“I movimenti di protesta in Medio Oriente si trovano sempre di fronte all’enorme ostacolo della repressione e raramente hanno un lieto fine. Quando riescono ad abbattere un autocrate, raramente riescono a porre fine all’autocrazia”, spiegava qualche giorno fa sul sito di “The Atlantic” Karim Sadjadpour, senior fellow di Carnegie.
Sarà così anche in Iran: il governo del moderato Hassan Rouhani è un po’ più debole di prima; lo “stato profondo” più conservatore, formato dal clero, dagli apparati militari e della sicurezza, è forse un po’ più forte; sarà fatta qualche piccola riforma economica per andare incontro alle istanze sociali. Ma l’autocrazia khomeinista continuerà. In Egitto Mubarak fu sacrificato per al Sisi, lasciando immutato il sistema: a Teheran non cambieranno neanche i volti.
Eppure non esiste una rivoluzione permanente: dopo Mao viene sempre un Deng perché nessun popolo può restare a tempo indeterminato al servizio permanente effettivo di una rivoluzione. Nemmeno se, come quella iraniana, è una mobilitazione nel nome di dio.
Se ne ripercorriamo la storia, il regime clericale imposto da Khomeini, dietro la brutalità del suo apparato repressivo è sempre stato intrinsecamente debole. Nel 1979 gli ayatollah scipparono la rivoluzione fatta soprattutto da altri che avevano abbattuto il regime dello Shah. Se l’anno successivo Saddam Hussein non avesse invaso l’Iran, mobilitando la nazione (compresi i nemici di Khomeini) per la salvezza della patria, la repubblica islamica sarebbe probabilmente crollata.
Nel bagno di sangue di quella guerra – più di un milione di morti – Khomeini sguazzò, rifiutando qualsiasi tentativo di mediazione e mandando migliaia di giovani al massacro.

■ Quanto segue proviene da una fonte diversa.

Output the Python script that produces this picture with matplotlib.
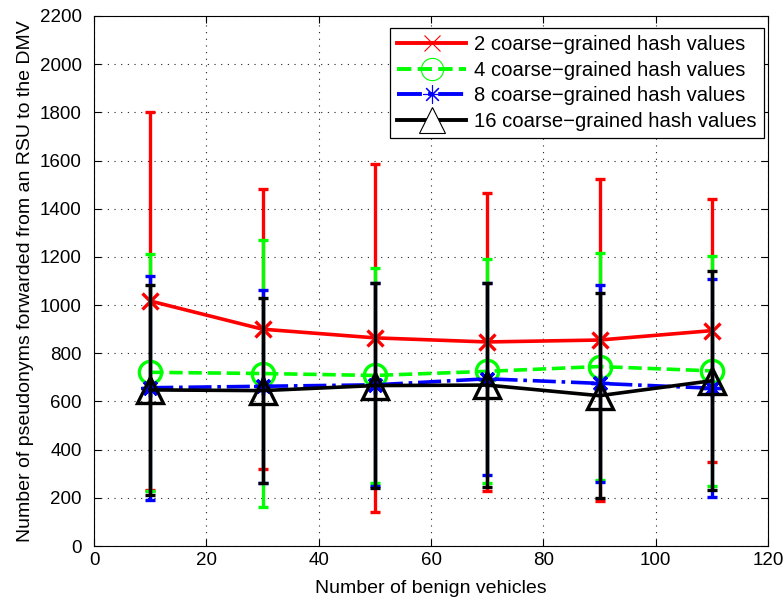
import matplotlib
matplotlib.use("Agg")
import matplotlib.pyplot as plt
from matplotlib.lines import Line2D

plt.rcParams['font.family'] = ['Liberation Sans', 'DejaVu Sans']

vehicles = [10, 30, 50, 70, 90, 110]

mean_2 = [1017, 900, 864, 847, 855, 894]
err_2 = [783, 581, 722, 619, 667, 545]

mean_4 = [721, 716, 708, 725, 745, 727]
err_4 = [493, 553, 445, 465, 473, 478]

mean_8 = [657, 663, 669, 694, 675, 655]
err_8 = [464, 400, 421, 399, 408, 452]

mean_16 = [648, 645, 666, 668, 624, 686]
err_16 = [435, 383, 424, 422, 425, 455]

labels = ['2 coarse\u2212grained hash values',
          '4 coarse\u2212grained hash values',
          '8 coarse\u2212grained hash values',
          '16 coarse\u2212grained hash values']

x_ticks = [0, 20, 40, 60, 80, 100, 120]
y_ticks = [0, 200, 400, 600, 800, 1000, 1200, 1400, 1600, 1800, 2000, 2200]

fig = plt.figure(figsize=(7.84, 6.03), dpi=100)
ax = fig.add_axes([0.1199, 0.0945, 0.8597, 0.879])

asterisk = (8, 2, 0)
series = [
    (mean_2, err_2, '#ff0000', '-', 'x', 11),
    (mean_4, err_4, '#00ff00', '--', 'o', 16),
    (mean_8, err_8, '#0000ff', '-.', asterisk, 13),
    (mean_16, err_16, '#000000', '-', '^', 19),
]

handles = []
for i, (m, e, c, ls, mk, ms) in enumerate(series):
    ax.errorbar(vehicles, m, yerr=e, color=c, ls=ls, lw=2.6,
                marker=mk, ms=ms, mfc='none', mec=c, mew=2.4,
                elinewidth=2.4, capsize=3.8, capthick=2.6, zorder=3 + i)
    handles.append(Line2D([], [], color=c, ls=ls, lw=2.8, marker=mk,
                          ms=ms, mfc='white' if mk == '^' else 'none',
                          mec=c, mew=0.8))

ax.set_xlim(0, 120)
ax.set_ylim(0, 2200)
ax.set_xticks(x_ticks)
ax.set_yticks(y_ticks)
ax.tick_params(direction='in', top=True, right=True, labelsize=13.5, length=5)
ax.tick_params(axis='y', pad=9)
ax.tick_params(axis='x', pad=4)
ax.grid(True, ls=(0, (1, 5)), color='#222222', lw=0.8)
ax.set_axisbelow(True)

ax.set_xlabel('Number of benign vehicles', fontsize=14, labelpad=8)
ax.set_ylabel('Number of pseudonyms forwarded from an RSU to the DMV', fontsize=14, labelpad=4)

leg = ax.legend(handles, labels, loc='upper right', fontsize=14.6, handlelength=3.4,
                borderpad=0.35, labelspacing=0.32, handletextpad=0.4,
                borderaxespad=0, fancybox=False, framealpha=1, edgecolor='black',
                bbox_to_anchor=(0.994, 0.977))
leg.get_frame().set_linewidth(0.9)

fig.savefig('out.png', dpi=100)
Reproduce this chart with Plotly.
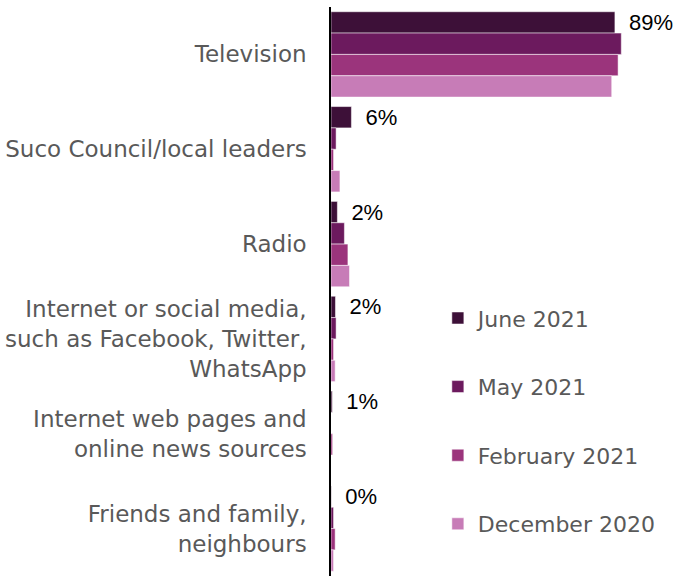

E quando fu impossibile non accettare la tregua voluta dal pragmatico Rafsanjani, l’Iraq armato dall’Occidente non restituì i territori conquistati: tecnicamente, l’Iran aveva perso quella guerra.
Dopo il conflitto col vicino arabo, ci sono state proteste popolari nel 1990, nel ’99, nel 2009 e in questi giorni. Ogni volta che gli iraniani hanno potuto votare, hanno quasi sempre scelto i riformisti; quando il clero impediva a questi ultimi di candidarsi, gli iraniani comunque sceglievano un moderato, non il designato del regime, come è accaduto due volte con Rouhani; e quando il regime barava sui risultati, come nel 2009 per far rivincere Mahmud Ahmadinejad i cui sperperi sono alla base delle attuali difficoltà economiche, gli iraniani sono tornati in strada a protestare.
E’ di relativa importanza che nove anni fa si fosse ribellata la borghesia colta urbana; e che questa volta lo abbiano fatto i figli e nipoti dei mostazafin, i senza scarpe, gli oppressi che nel ’79 furono la fanteria della rivoluzione khomeinista. Il dissidente Ebrahim Nabavi li ha chiamati “la folla dei mangiatori di patate”. Quasi 40 anni dopo la rivoluzione, sono ancora mostazafin ma con una differenza generazionale non irrilevante: hanno uno smartphone. Circa 40 milioni di iraniani sono utenti di Telegram: sono connessi col mondo.
Per molti versi è anche irrilevante che in questi disordini i sobillatori delle prime proteste contro la crisi economica fossero clero e pasdaran per indebolire il moderato Rouhani. E che subito dopo – quasi come il colpo di risposta di una lotta interna al potere – il web rendesse pubblica la parte del bilancio dello stato che è sempre rimasta segreta: quella che conteggia i milioni spesi dalle guardie rivoluzionarie per finanziare le loro guerre e quelle di Hezbollah, il fiume di denaro dato alle scuole coraniche e alle istituzioni religiose.
Perché quando una rivoluzione è stanca e perde la sua forza propulsiva, i rivoluzionari diventano casta. Come in tutti gli stati autoritari, come a Cuba e in Cina, militari e pasdaran più dell’ideologia difendono i loro importanti interessi nell’economia nazionale.
Delle manifestazioni di questi giorni conta che una volta di più migliaia d’iraniani siano scesi in strada in ognuna delle province del paese e che scandissero slogan a 360 gradi: contro il carovita, l’economia che non cresce, l’asfissia del regime clericale, i diritti dei giovani disoccupati (il 40%) e delle donne, l’avventurismo militare nella regione.
Anche il gigante geopolitico regionale che ha imposto la sua presenza in Iraq, salvato Bashar Assad, che finanzia Hezbollah libanese, arma gli Huthi yemeniti e terrorizza i principi sauditi; anche questo protagonista, il vero vincitore emerso dal grande caos mediorientale, ha i piedi d’argilla.